Apple music is an app that sitting on your phone streaming the music from your phone. iTunes, Forked Daapd, etc. are not. They will never work in the same way.
Anyhow, my music setup is far more intuitive with alexa and homeassistant as the UI then it ever was with Apple Music or Remote as the UI. I use my music about 20 times more than I used to. I’m glad I gave up on Apple’s music ecosystem, it was really holding me back in terms of enjoying my music. But if you like Apple Music so much, why not just use that?
I guess you are just looking for something to fill the gap that Apple left with the abandoning of airport, yes? Probably your best bet is this, not cheap but there’s really not much in the way of options here.
Anyone dealt with sync issues with the Airplay 2 build of Shairport-Sync?
I’m piping shairport sync (Airplay 2 dev build) to owntone as a way to add airplay 2 functionality to two Airplay 1 speakers, which works great, except that they’re both out of sync by about 3 seconds (behind) all the real Airplay 2 speakers.
I’m guessing the issue is that shairport-sync syncs the time correctly but the pipe and daapd add a few seconds of delay, and I’m not sure how to fix it.
Maybe if daapd has a way to offset the sync by a given value I could fine tune it by a few seconds, as it seems to be a very consistent delay, but I’m not sure if that’s even possible.
Figured it out. For anyone who runs into the same problem, use shairport’s config.
This was mine:
audio_backend_latency_offset_in_seconds = -3.3;
Now audio is in perfect sync.
I did set forked-daapd (new name: OwnTone) up on Promox as a CT with ubuntu-18.04 as a template-base.
Using the guide from Github (https://github.com/owntone/owntone-server) was quite straight forward.
I did mount a CIFS/SMB Share to the CT/Ubuntu (my music resides on a network share / NAS).
The configuration was super easy, however I couldn’t start Owntone as described - Avahi Daemon was missing on the above Ubuntu Distribution.
Installing Avahi Daemon was required:
sudo apt install avahi-daemon
What I could not find are system requirements in terms of CPU/RAM/SSD
It is super lightweight as it turnes out:
CPU: 1
RAM: I have assigned 1GB but it could do with far less (256MB/512MB). Current usage: 62MB
SSD: I have assigned 4GB but ATM it sits just below 2GB, lets see how big the DB gets once I do a rescan (I just added a couple of songs initially for testing)
I use it with airplay speakers, and it worked out of the box. Next thing now is to integrate the control into HA.
Thanks for the inspiration!!
So I’m just looking at the HA integration of this. Its cool to have basic functionality (play/stop, next/previous), however what I’m looking for is to browse through the media files and just play them (like I would with the App “Remote” from Apple to control iTunes.

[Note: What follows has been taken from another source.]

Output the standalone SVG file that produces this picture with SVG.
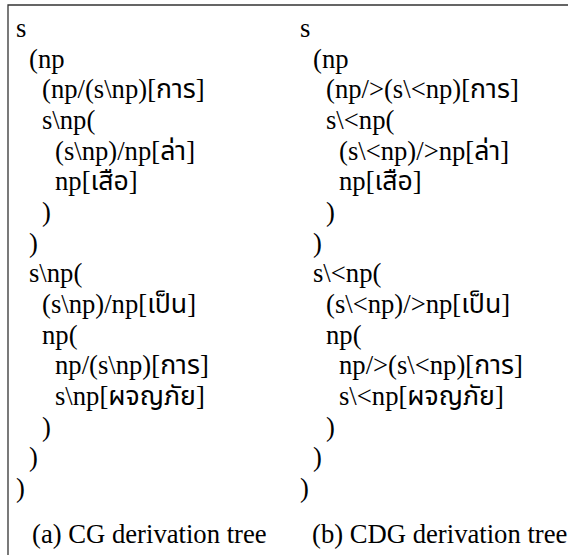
<svg xmlns="http://www.w3.org/2000/svg" width="568" height="555" viewBox="0 0 568 555">
<style>
text{font-family:"Liberation Serif","Noto Sans Thai","Noto Serif Thai","Tahoma","DejaVu Sans",serif;font-size:26.67px;fill:#000}
.frame{stroke:#333;stroke-width:1.3;fill:none}
</style>
<rect width="568" height="555" fill="#fff"/>
<path class="frame" d="M8,555 V5 H568"/>
<g id="cg-tree">
<text x="16" y="37">s</text>
<text x="29" y="68">(np</text>
<text x="42" y="98">(np/(s\np)[การ]</text>
<text x="42" y="129">s\np(</text>
<text x="55" y="160">(s\np)/np[ล่า]</text>
<text x="55" y="190">np[เสือ]</text>
<text x="42" y="221">)</text>
<text x="29" y="252">)</text>
<text x="29" y="282">s\np(</text>
<text x="42" y="313">(s\np)/np[เป็น]</text>
<text x="42" y="344">np(</text>
<text x="55" y="374">np/(s\np)[การ]</text>
<text x="55" y="405">s\np[ผจญภัย]</text>
<text x="42" y="436">)</text>
<text x="29" y="466">)</text>
<text x="16" y="497">)</text>
<text x="32" y="543">(a) CG derivation tree</text>
</g>
<g id="cdg-tree">
<text x="300" y="37">s</text>
<text x="313" y="68">(np</text>
<text x="326" y="98">(np/&gt;(s\&lt;np)[การ]</text>
<text x="326" y="129">s\&lt;np(</text>
<text x="339" y="160">(s\&lt;np)/&gt;np[ล่า]</text>
<text x="339" y="190">np[เสือ]</text>
<text x="326" y="221">)</text>
<text x="313" y="252">)</text>
<text x="313" y="282">s\&lt;np(</text>
<text x="326" y="313">(s\&lt;np)/&gt;np[เป็น]</text>
<text x="326" y="344">np(</text>
<text x="339" y="374">np/&gt;(s\&lt;np)[การ]</text>
<text x="339" y="405">s\&lt;np[ผจญภัย]</text>
<text x="326" y="436">)</text>
<text x="313" y="466">)</text>
<text x="300" y="497">)</text>
<text x="312" y="543">(b) CDG derivation tree</text>
</g>
</svg>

Is there any way to do this?
Hey, I just set up owntone (still playing with it) and the forked_daapd integration in HA. One thing I noticed when I create a lovelace card to control owntone is that the “Source List” starts with “Default (no pipe)” and then has the list of my playlists. Where is that “Default” coming from, and how do I get rid of it? I’m currently not planning to set up shairport-sync in front of owntone, so the only inputs would be the music library.
the SourceList actually refers to a list of playlists owntone has discovered upon library scan. Like, m3u playlists. And default means no playlist.